Internalized energy: The card's energy is turned inward rather than expressed outwardly. A reversed Emperor might suggest someone struggling with internal authority rather than exerting control over others.
Delayed manifestation: The card's energy is coming, but has not fully arrived yet. A reversed Sun might mean success is on its way but has not materialized.
Not every reader uses reversals — some keep all cards upright and read them with traditional meanings only. Neither approach is wrong. Choose the method that gives you the most useful information.
The Celtic Cross — Advanced but Powerful
The Celtic Cross uses ten cards and covers a situation comprehensively:
- ✦Card 1 (Center) — The present situation
- ✦Card 2 (Crossing) — The immediate challenge or complementary energy
- ✦Card 3 (Foundation) — The root cause or unconscious influence
- ✦Card 4 (Recent Past) — What is leaving or fading
- ✦Card 5 (Crown) — The best possible outcome or conscious goal
- ✦Card 6 (Near Future) — What is approaching in the coming weeks
- ✦Card 7 (Self) — How you see yourself in this situation
- ✦Card 8 (Environment) — How others see you or external influences
- ✦Card 9 (Hopes and Fears) — Your deepest hope or greatest fear (often the same thing)

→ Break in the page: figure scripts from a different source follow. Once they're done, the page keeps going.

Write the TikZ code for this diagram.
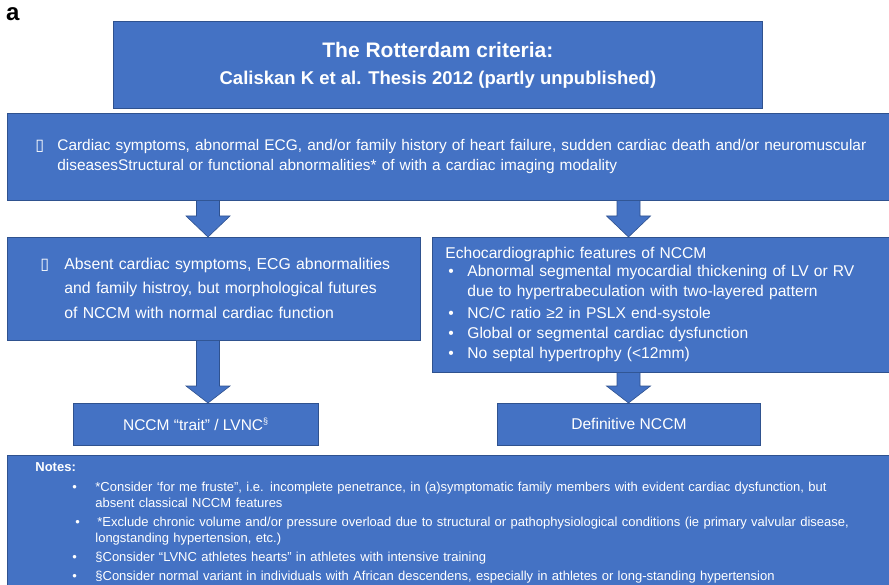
\documentclass[tikz,border=0pt]{standalone}
\usepackage{fontspec}
\setmainfont{Liberation Sans}
\newfontfamily\symbfont{DejaVu Sans}
\usetikzlibrary{calc}
\definecolor{boxblue}{RGB}{68,114,196}
\definecolor{boxline}{RGB}{47,82,143}

\begin{document}
\begin{tikzpicture}[x=1pt,y=-1pt,
	box/.style={draw=boxline, fill=boxblue, text=white, anchor=north west, line width=0.8pt, inner sep=0pt},
	blockarrow/.style={draw=boxline, fill=boxblue, line width=0.6pt,
		to path={let \p1=(\tikztostart), \p2=(\tikztotarget) in
			(\x1-11.5pt,\y1) -- (\x1-11.5pt,\y2+#1) -- (\x1-22pt,\y2+#1) -- (\x2,\y2) -- (\x1+22pt,\y2+#1) -- (\x1+11.5pt,\y2+#1) -- (\x1+11.5pt,\y1)}},
	blockarrow/.default=19pt]
	\useasboundingbox (0,0) rectangle (889,585);
	\clip (0,0) rectangle (889,585);
	\node [anchor=base west, inner sep=0pt, font=\fontsize{24}{24}\selectfont\bfseries] (lbl) at (6,21) {a};
	\node [box, minimum width=649, minimum height=87, align=center, font=\fontsize{18.5}{27}\selectfont\bfseries] (title) at (113,21) {{\fontsize{21}{27}\selectfont The Rotterdam criteria:}\\Caliskan K et al. Thesis 2012 (partly unpublished)};
	\node [box, minimum height=87, inner xsep=28, text width=850, align=left, font=\fontsize{15.4}{20}\selectfont] (crit) at (7,113) {\begin{tabular}{@{}p{22pt}@{}l@{}}{\fontsize{16}{20}\symbfont ▯} & Cardiac symptoms, abnormal ECG, and/or family history of heart failure, sudden cardiac death and/or neuromuscular\\ & diseasesStructural or functional abnormalities* of with a cardiac imaging modality\end{tabular}};
	\node [box, minimum height=103, inner xsep=33, text width=347, align=left, font=\fontsize{15.8}{24.5}\selectfont] (absent) at (7,237) {\begin{tabular}{@{}p{24pt}@{}l@{}}{\fontsize{16}{24.5}\symbfont ▯} & Absent cardiac symptoms, ECG abnormalities\\ & and family histroy, but morphological futures\\ & of NCCM with normal cardiac function\end{tabular}};
	\node [box, minimum height=135, inner xsep=13, text width=434, align=left, font=\fontsize{15.6}{20}\selectfont] (echo) at (432,237) {\begin{tabular}{@{}p{22pt}@{}l@{}}\multicolumn{2}{@{}l@{}}{Echocardiographic features of NCCM}\\[-2pt] \hspace*{3pt}• & Abnormal segmental myocardial thickening of LV or RV\\ & due to hypertrabeculation with two-layered pattern\\[2pt] \hspace*{3pt}• & NC/C ratio ≥2 in PSLX end-systole\\ \hspace*{3pt}• & Global or segmental cardiac dysfunction\\ \hspace*{3pt}• & No septal hypertrophy (<12mm)\end{tabular}};
	\node [box, minimum width=245, minimum height=42, font=\fontsize{15.5}{18}\selectfont] (trait) at (73,403) {NCCM “trait” / LVNC\textsuperscript{\fontsize{9}{9}\selectfont §}};
	\node [box, minimum width=263, minimum height=42, font=\fontsize{15.6}{18}\selectfont] (definitive) at (497,403) {Definitive NCCM};
	\node [box, inner xsep=28, inner ysep=5.3, text width=850, align=left, font=\fontsize{13}{16}\selectfont] (notes) at (7,455) {\begin{tabular}{@{}p{60pt}@{}l@{}}\multicolumn{2}{@{}l@{}}{\fontsize{13}{16}\selectfont\bfseries Notes:}\\[4pt] \hspace*{37pt}• & *Consider ‘for me fruste”, i.e. incomplete penetrance, in (a)symptomatic family members with evident cardiac dysfunction, but\\ & absent classical NCCM features\\[3pt] \hspace*{40pt}• & \hspace*{2pt}*Exclude chronic volume and/or pressure overload due to structural or pathophysiological conditions (ie primary valvular disease,\\ & longstanding hypertension, etc.)\\[3pt] \hspace*{37pt}• & §Consider “LVNC athletes hearts” in athletes with intensive training\\[3pt] \hspace*{37pt}• & §Consider normal variant in individuals with African descendens, especially in athletes or long-standing hypertension\end{tabular}};
	\coordinate (lcol) at (208,0);
	\coordinate (rcol) at (628.5,0);
	\draw [blockarrow=21pt] (lcol |- crit.south) to (lcol |- absent.north);
	\draw [blockarrow=21pt] (rcol |- crit.south) to (rcol |- echo.north);
	\draw [blockarrow=17pt] (lcol |- absent.south) to (lcol |- trait.north);
	\draw [blockarrow=17pt] (rcol |- echo.south) to (rcol |- definitive.north);
\end{tikzpicture}
\end{document}
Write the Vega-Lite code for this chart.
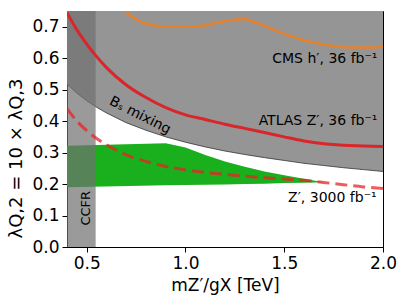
{
  "$schema": "https://vega.github.io/schema/vega-lite/v6.json",
  "width": 316,
  "height": 236,
  "autosize": {"type": "none"},
  "padding": {"left": 67, "top": 11, "right": 24, "bottom": 58},
  "background": "white",
  "config": {
    "view": {"stroke": "black", "strokeWidth": 1},
    "font": "DejaVu Sans",
    "axis": {
      "grid": false,
      "labelFont": "DejaVu Sans",
      "labelFontSize": 17,
      "labelColor": "black",
      "labelFlush": false,
      "titleFont": "DejaVu Sans",
      "titleFontSize": 17,
      "titleFontWeight": "normal",
      "titleColor": "black",
      "tickColor": "black",
      "domainColor": "black",
      "tickSize": 5,
      "labelPadding": 3
    }
  },
  "encoding": {
    "x": {
      "type": "quantitative",
      "scale": {"domain": [0.4, 2.0], "nice": false, "zero": false},
      "axis": {"values": [0.5, 1.0, 1.5, 2.0], "format": ".1f", "title": "mZ′/gX  [TeV]", "titlePadding": 6, "labelOverlap": false, "labelFlush": false}
    },
    "y": {
      "type": "quantitative",
      "scale": {"domain": [0, 0.75], "nice": false, "zero": false},
      "axis": {"values": [0, 0.1, 0.2, 0.3, 0.4, 0.5, 0.6, 0.7], "tickCount": 8, "format": ".1f", "title": "λQ,2 = 10 × λQ,3", "titlePadding": 6, "titleY": 147, "titleFontSize": 18, "labelOverlap": false, "labelSeparation": 0, "labelBound": false, "labelFlush": false}
    }
  },
  "datasets": {
    "bs": [
      {"x": 0.4, "y": 0.518}, {"x": 0.45, "y": 0.489}, {"x": 0.5, "y": 0.465}, {"x": 0.55, "y": 0.444},
      {"x": 0.6, "y": 0.426}, {"x": 0.7, "y": 0.395}, {"x": 0.8, "y": 0.371}, {"x": 0.9, "y": 0.350},
      {"x": 1.0, "y": 0.333}, {"x": 1.1, "y": 0.318}, {"x": 1.2, "y": 0.305}, {"x": 1.3, "y": 0.294},
      {"x": 1.4, "y": 0.284}, {"x": 1.5, "y": 0.275}, {"x": 1.6, "y": 0.266}, {"x": 1.7, "y": 0.259},
      {"x": 1.8, "y": 0.252}, {"x": 1.9, "y": 0.246}, {"x": 2.0, "y": 0.240}
    ],
    "green": [
      {"x": 0.4, "y": 0.322, "bottom": 0.190}, {"x": 0.9, "y": 0.330, "bottom": 0.196},
      {"x": 1.0, "y": 0.316, "bottom": 0.197}, {"x": 1.1, "y": 0.292, "bottom": 0.198},
      {"x": 1.2, "y": 0.272, "bottom": 0.199}, {"x": 1.3, "y": 0.255, "bottom": 0.200},
      {"x": 1.4, "y": 0.240, "bottom": 0.201}, {"x": 1.5, "y": 0.228, "bottom": 0.203},
      {"x": 1.6, "y": 0.217, "bottom": 0.204}, {"x": 1.7, "y": 0.206, "bottom": 0.206}
    ],
    "ccfr": [{"x": 0.4, "x1": 0.545, "y": 0, "y1": 0.75}],
    "atlas": [
      {"x": 0.4, "y": 0.745}, {"x": 0.45, "y": 0.69}, {"x": 0.5, "y": 0.645}, {"x": 0.55, "y": 0.605},
      {"x": 0.6, "y": 0.57}, {"x": 0.7, "y": 0.515}, {"x": 0.8, "y": 0.475}, {"x": 0.9, "y": 0.443},
      {"x": 1.0, "y": 0.42}, {"x": 1.1, "y": 0.405}, {"x": 1.2, "y": 0.39}, {"x": 1.3, "y": 0.377},
      {"x": 1.4, "y": 0.364}, {"x": 1.5, "y": 0.35}, {"x": 1.6, "y": 0.337}, {"x": 1.7, "y": 0.328},
      {"x": 1.8, "y": 0.323}, {"x": 1.9, "y": 0.321}, {"x": 2.0, "y": 0.319}
    ],
    "hl": [
      {"x": 0.4, "y": 0.44}, {"x": 0.45, "y": 0.40}, {"x": 0.5, "y": 0.37}, {"x": 0.55, "y": 0.345},
      {"x": 0.6, "y": 0.325}, {"x": 0.7, "y": 0.293}, {"x": 0.8, "y": 0.272}, {"x": 0.9, "y": 0.256},
      {"x": 1.0, "y": 0.245}, {"x": 1.1, "y": 0.237}, {"x": 1.2, "y": 0.231}, {"x": 1.3, "y": 0.225},
      {"x": 1.4, "y": 0.22}, {"x": 1.5, "y": 0.216}, {"x": 1.6, "y": 0.212}, {"x": 1.7, "y": 0.205},
      {"x": 1.8, "y": 0.198}, {"x": 1.9, "y": 0.191}, {"x": 2.0, "y": 0.186}
    ],
    "cms": [
      {"x": 0.695, "y": 0.75}, {"x": 0.72, "y": 0.735}, {"x": 0.76, "y": 0.72}, {"x": 0.8, "y": 0.71},
      {"x": 0.85, "y": 0.703}, {"x": 0.9, "y": 0.7}, {"x": 1.0, "y": 0.7}, {"x": 1.09, "y": 0.703},
      {"x": 1.15, "y": 0.712}, {"x": 1.2, "y": 0.718}, {"x": 1.25, "y": 0.722}, {"x": 1.3, "y": 0.725},
      {"x": 1.35, "y": 0.715}, {"x": 1.4, "y": 0.703}, {"x": 1.45, "y": 0.69}, {"x": 1.5, "y": 0.678},
      {"x": 1.55, "y": 0.666}, {"x": 1.6, "y": 0.657}, {"x": 1.65, "y": 0.65}, {"x": 1.7, "y": 0.644},
      {"x": 1.75, "y": 0.638}, {"x": 1.8, "y": 0.635}, {"x": 1.9, "y": 0.634}, {"x": 1.98, "y": 0.635},
      {"x": 2.0, "y": 0.641}
    ],
    "labels_right": [
      {"x": 1.972, "y": 0.598, "text": "CMS h′, 36 fb⁻¹"},
      {"x": 1.972, "y": 0.40, "text": "ATLAS Z′, 36 fb⁻¹"},
      {"x": 1.968, "y": 0.156, "text": "Z′, 3000 fb⁻¹"}
    ],
    "label_bs": [{"x": 0.77, "y": 0.418, "text": "Bₛ mixing"}],
    "label_ccfr": [{"x": 0.497, "y": 0.123, "text": "CCFR"}]
  },
  "layer": [
    {
      "data": {"name": "bs"},
      "mark": {"type": "area", "color": "#959595", "clip": true},
      "encoding": {
        "x": {"field": "x"},
        "y": {"field": "y"},
        "y2": {"datum": 0.75}
      }
    },
    {
      "data": {"name": "bs"},
      "mark": {"type": "line", "color": "#333333", "strokeWidth": 1, "opacity": 0.8, "clip": true},
      "encoding": {
        "x": {"field": "x"},
        "y": {"field": "y"}
      }
    },
    {
      "data": {"name": "green"},
      "mark": {"type": "area", "color": "#1aaf1c", "clip": true},
      "encoding": {
        "x": {"field": "x"},
        "y": {"field": "y"},
        "y2": {"field": "bottom"}
      }
    },
    {
      "data": {"name": "ccfr"},
      "mark": {"type": "rect", "color": "#717171", "opacity": 0.71, "clip": true},
      "encoding": {
        "x": {"field": "x"},
        "x2": {"field": "x1"},
        "y": {"field": "y"},
        "y2": {"field": "y1"}
      }
    },
    {
      "data": {"name": "cms"},
      "mark": {"type": "line", "color": "#e8822a", "strokeWidth": 2.5, "clip": true},
      "encoding": {
        "x": {"field": "x"},
        "y": {"field": "y"}
      }
    },
    {
      "data": {"name": "atlas"},
      "mark": {"type": "line", "color": "#d9262b", "strokeWidth": 3, "interpolate": "monotone", "clip": true},
      "encoding": {
        "x": {"field": "x"},
        "y": {"field": "y"}
      }
    },
    {
      "data": {"name": "hl"},
      "mark": {"type": "line", "color": "#eb2023", "opacity": 0.74, "strokeWidth": 3, "strokeDash": [12, 6], "interpolate": "monotone", "clip": true},
      "encoding": {
        "x": {"field": "x"},
        "y": {"field": "y"}
      }
    },
    {
      "data": {"name": "labels_right"},
      "mark": {"type": "text", "align": "right", "baseline": "middle", "fontSize": 14, "font": "DejaVu Sans", "color": "black"},
      "encoding": {
        "x": {"field": "x"},
        "y": {"field": "y"},
        "text": {"field": "text"}
      }
    },
    {
      "data": {"name": "label_bs"},
      "mark": {"type": "text", "align": "center", "baseline": "middle", "angle": 27, "fontSize": 14, "font": "DejaVu Sans", "color": "black"},
      "encoding": {
        "x": {"field": "x"},
        "y": {"field": "y"},
        "text": {"field": "text"}
      }
    },
    {
      "data": {"name": "label_ccfr"},
      "mark": {"type": "text", "align": "center", "baseline": "middle", "angle": 270, "fontSize": 13, "font": "DejaVu Sans", "color": "black"},
      "encoding": {
        "x": {"field": "x"},
        "y": {"field": "y"},
        "text": {"field": "text"}
      }
    }
  ]
}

- ✦Card 10 (Outcome) — The likely result based on current trajectory
The Celtic Cross is powerful because it reveals not just what might happen, but WHY — the unconscious patterns, external pressures, and internal conflicts that shape the outcome.
Reading Card Combinations
The most important skill in tarot is reading cards in relation to each other. Individual cards tell you pieces; combinations tell you stories.
Look for patterns: Multiple cards from the same suit suggest a dominant theme (Cups = emotional matters, Pentacles = material concerns, Swords = mental struggles, Wands = creative or career energy). Multiple Major Arcana cards indicate a situation with significant life impact. Many court cards suggest multiple people are involved.
Look for narrative flow: Does the story move from difficulty to resolution? From confusion to clarity? From isolation to connection? The overall arc of the spread often matters more than any single card.
Common Beginner Mistakes
Reading cards in isolation: Each card gains meaning from its neighbors. Always read the full spread as a connected story, not as individual fortunes.
Asking yes-or-no questions: Tarot excels at exploring nuance, not giving binary answers. Instead of "Will I get the job?" ask "What do I need to know about this career opportunity?"
Doing multiple readings on the same question: If you do not like the answer, pulling again will not change the energy. Trust the first reading and sit with it.
Ignoring your intuition: The card meanings in a guidebook are starting points, not scripts. If a card triggers a specific feeling or memory, that response IS the reading. Trust it.